Young, who cast the lone dissenting vote against Patoka’s original legislation, said he introduced his bill because the council did not follow a public input process in the county charter to redraw council districts.

The council is split 4-3 in favor of Democrats. Members are typically cordial but have shown more willingness recently to spar with each other and County Executive Johnny Olszewski Jr. over issues like development and zoning.

The most recent debate on council expansion mirrors public views about whether the all-male, mostly white council adequately represents the county population, which has diversified and grown threefold since adopting its charter-style government in 1956.

The charter is silent on council expansion.

A handful of Democratic state legislators and the ACLU of Maryland have hinted at a lawsuit. They argue Patoka’s bill violates state law by replacing two-state appointed county school board members with council appointees, and that it violates federal civil rights law because Patoka’s redistricting map would dilute residents of color’s voting power by splitting majority-Black districts. The group previously sued the county in 2021 over redistricting.

Patoka said the council did not “have the luxury of dysfunction,” accusing members of “pushing and shoving each other for political gain.” Councilman Mike Ertel, a Towson Democrat, said he would not support Young’s bill, calling it a “political stunt designed to fracture the council.”

Crandell, Young and Kach also accused Young and Jones of sour grapes because they supported another failed referendum that would have added four new council members.

“You’re mad at the process because you didn’t have a chance to gerrymander,” Crandell told Young. “The only free and fair elections Democrats are interested in the state of Maryland are ones in which Democrats win.”

Kach and Marks said state legislators’ support for Young’s bill was hypocritical, comparing it to a bruising 2022 fight between Democratic legislators and former Republican Gov. Larry Hogan over congressional redistricting.
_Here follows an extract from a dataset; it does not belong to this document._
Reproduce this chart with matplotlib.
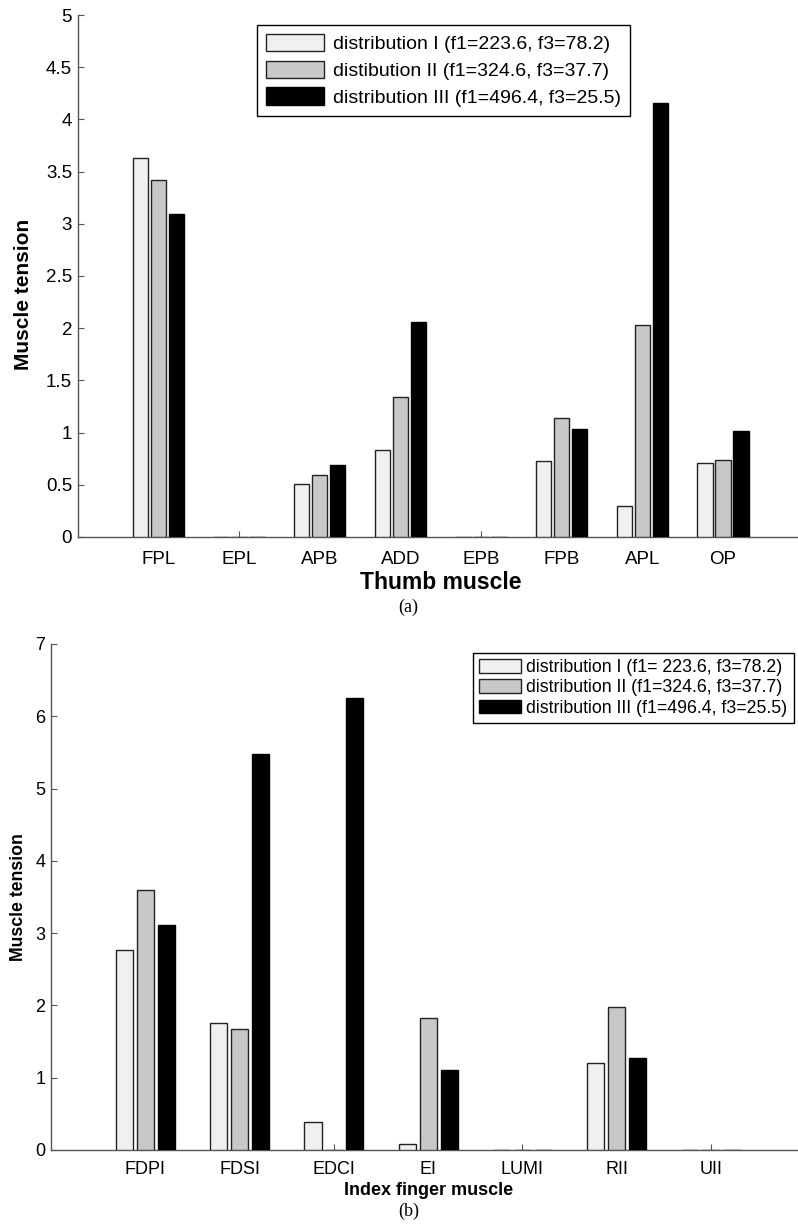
import matplotlib
matplotlib.use("Agg")
import matplotlib.pyplot as plt
import numpy as np

# ---- data ----
thumb_muscles = ["FPL", "EPL", "APB", "ADD", "EPB", "FPB", "APL", "OP"]
thumb_dist1 = [3.63, 0.0, 0.51, 0.83, 0.0, 0.73, 0.30, 0.71]
thumb_dist2 = [3.42, 0.0, 0.59, 1.34, 0.0, 1.14, 2.03, 0.74]
thumb_dist3 = [3.09, 0.0, 0.69, 2.06, 0.0, 1.03, 4.16, 1.02]
thumb_labels = ["distribution I (f1=223.6, f3=78.2)",
                "distibution II (f1=324.6, f3=37.7)",
                "distribution III (f1=496.4, f3=25.5)"]

index_muscles = ["FDPI", "FDSI", "EDCI", "EI", "LUMI", "RII", "UII"]
index_dist1 = [2.76, 1.76, 0.39, 0.08, 0.0, 1.21, 0.0]
index_dist2 = [3.60, 1.68, 0.0, 1.82, 0.0, 1.98, 0.0]
index_dist3 = [3.11, 5.48, 6.25, 1.11, 0.0, 1.27, 0.0]
index_labels = ["distribution I (f1= 223.6, f3=78.2)",
                "distribution II (f1=324.6, f3=37.7)",
                "distribution III (f1=496.4, f3=25.5)"]

colors = ["#f0f0f0", "#c8c8c8", "#000000"]
edge = "#222222"
spine_c = "#555555"

plt.rcParams['font.family'] = ['Liberation Sans', 'DejaVu Sans']

W, H = 798, 1225
fig = plt.figure(figsize=(W / 100, H / 100), dpi=100)


def px_axes(left, top, right, bottom):
    return fig.add_axes([left / W, 1 - bottom / H, (right - left) / W, (bottom - top) / H])


def style(ax, fs, xpad):
    for s in ["top", "right"]:
        ax.spines[s].set_visible(False)
    for s in ["left", "bottom"]:
        ax.spines[s].set_color(spine_c)
        ax.spines[s].set_linewidth(1.0)
    ax.tick_params(direction="in", length=4.5, width=0.8, color=spine_c, labelsize=fs)
    ax.tick_params(axis="x", pad=xpad)
    ax.tick_params(axis="y", pad=4)


# ---- top chart ----
ax1 = px_axes(77.6, 15, 77.6 + 9 * 80.67, 537)
x1 = np.arange(1, len(thumb_muscles) + 1)
w1, off = 0.19, 0.222
for i, (vals, c) in enumerate(zip([thumb_dist1, thumb_dist2, thumb_dist3], colors)):
    ax1.bar(x1 + (i - 1) * off, vals, width=w1, color=c, edgecolor=edge if i < 2 else "#000000",
            linewidth=1.0, label=thumb_labels[i], zorder=3)
ax1.set_xlim(0, 9)
ax1.set_ylim(0, 5)
ax1.set_xticks(x1)
ax1.set_xticklabels(thumb_muscles)
ax1.set_yticks(np.arange(0, 5.01, 0.5))
ax1.set_yticklabels(["0", "0.5", "1", "1.5", "2", "2.5", "3", "3.5", "4", "4.5", "5"])
style(ax1, 13.5, 10)
ax1.set_xlabel("Thumb muscle", fontsize=16.5, fontweight="bold", labelpad=2)
ax1.set_ylabel("Muscle tension", fontsize=15, fontweight="bold", va="center")
ax1.yaxis.set_label_coords((24 - 77.6) / (9 * 80.67), (537 - 294) / 522)

leg1 = ax1.legend(loc="upper left", bbox_to_anchor=(257 / W, 1 - 25 / H),
                  bbox_transform=fig.transFigure, fontsize=14, frameon=True,
                  fancybox=False, framealpha=1, edgecolor="#000000",
                  handlelength=3.0, handleheight=1.02, handletextpad=0.45,
                  labelspacing=0.38, borderpad=0.45, borderaxespad=0)
leg1.get_frame().set_linewidth(1.0)

# ---- bottom chart ----
ax2 = px_axes(51, 644, 51 + 8 * 94.3, 1150)
x2 = np.arange(1, len(index_muscles) + 1)
w2 = 0.183
for i, (vals, c) in enumerate(zip([index_dist1, index_dist2, index_dist3], colors)):
    ax2.bar(x2 + (i - 1) * off, vals, width=w2, color=c, edgecolor=edge if i < 2 else "#000000",
            linewidth=1.0, label=index_labels[i], zorder=3)
ax2.set_xlim(0, 8)
ax2.set_ylim(0, 7)
ax2.set_xticks(x2)
ax2.set_xticklabels(index_muscles)
ax2.set_yticks(np.arange(0, 8, 1))
style(ax2, 13, 8)
ax2.set_xlabel("Index finger muscle", fontsize=13, fontweight="bold", labelpad=3)
ax2.set_ylabel("Muscle tension", fontsize=12.7, fontweight="bold", va="center")
ax2.yaxis.set_label_coords((18.5 - 51) / (8 * 94.3), 0.5)

leg2 = ax2.legend(loc="upper left", bbox_to_anchor=(473 / W, 1 - 653 / H),
                  bbox_transform=fig.transFigure, fontsize=12.8, frameon=True,
                  fancybox=False, framealpha=1, edgecolor="#000000",
                  handlelength=2.35, handleheight=0.8, handletextpad=0.3,
                  labelspacing=0.18, borderpad=0.35, borderaxespad=0)
leg2.get_frame().set_linewidth(1.0)

# ---- captions ----
fig.text(408 / W, 1 - 607 / H, "(a)", ha="center", va="center",
         fontsize=13, family=["Liberation Serif", "DejaVu Serif"])
fig.text(409 / W, 1 - 1211 / H, "(b)", ha="center", va="center",
         fontsize=13, family=["Liberation Serif", "DejaVu Serif"])

fig.savefig("out.png", dpi=100)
Kach called Young’s bill “completely and totally unnecessary” in light of an amendment he passed in Patoka’s bill that allows the council to change or adopt an “entirely new map” until Oct. 1, 2025.

Young said after the meeting he proposed his bill because he thought Kach’s amendment did not contain forceful enough language to ensure the council underwent a public redistricting process and because of his qualms with how council staff drafted the original map in Patoka’s bill. Kach was unavailable to comment Wednesday, according to his chief of staff, Ryan Fried.

Marks said the recent rancor was being driven by “the most partisan Democratic legislators and activists.”

“I’d like to see the last time the ACLU of Maryland sued the Democrats over their maps,” he said Wednesday. “It took a bipartisan consensus to advance this expansion bill to the ballot. Were it not for three Republicans and two Democrats, Baltimore County wouldn’t even be expanding.”

Jones said he supported Young’s bill because the current map, which would create a second district adjoining his, preemptively “chose winners and losers” by splitting majority-Black districts like his, ensuring Republicans a five-seat majority.

That earned him a rebuke from Patoka, who criticized him for not attending the July 1 vote. The two Democrats are expected to run against each other for county executive in 2026. Jones said he was unable to participate because of an ill-timed flight, but “the fact is, Patoka went out and struck a secret deal with the Republicans where he did not need my vote.”

Ertel said he did not believe creating a second majority-Black district would significantly dilute minority residents’ voting power.

“The issue is that African American voters are just like everyone else — they’re spread out all over the county,” he said Wednesday.

Crandell said Jones’ comment about splitting districts “sealed” his point.

“What you guys don’t like is that you might not get a supermajority on the council,” Crandell said. “Because you haven’t had a supermajority on the council since I got elected as the third Republican.” Jones said Crandell’s remark was “telling” of the Republicans’ desire to achieve their own supermajority despite being a minority party.

Crandell did not respond to a request for comment Wednesday.

Crandell won his first term in 2014 as part of the statewide “red wave,” succeeding Councilman John Olszewski Sr., a Democrat and father of the county executive, who stepped down after 16 years.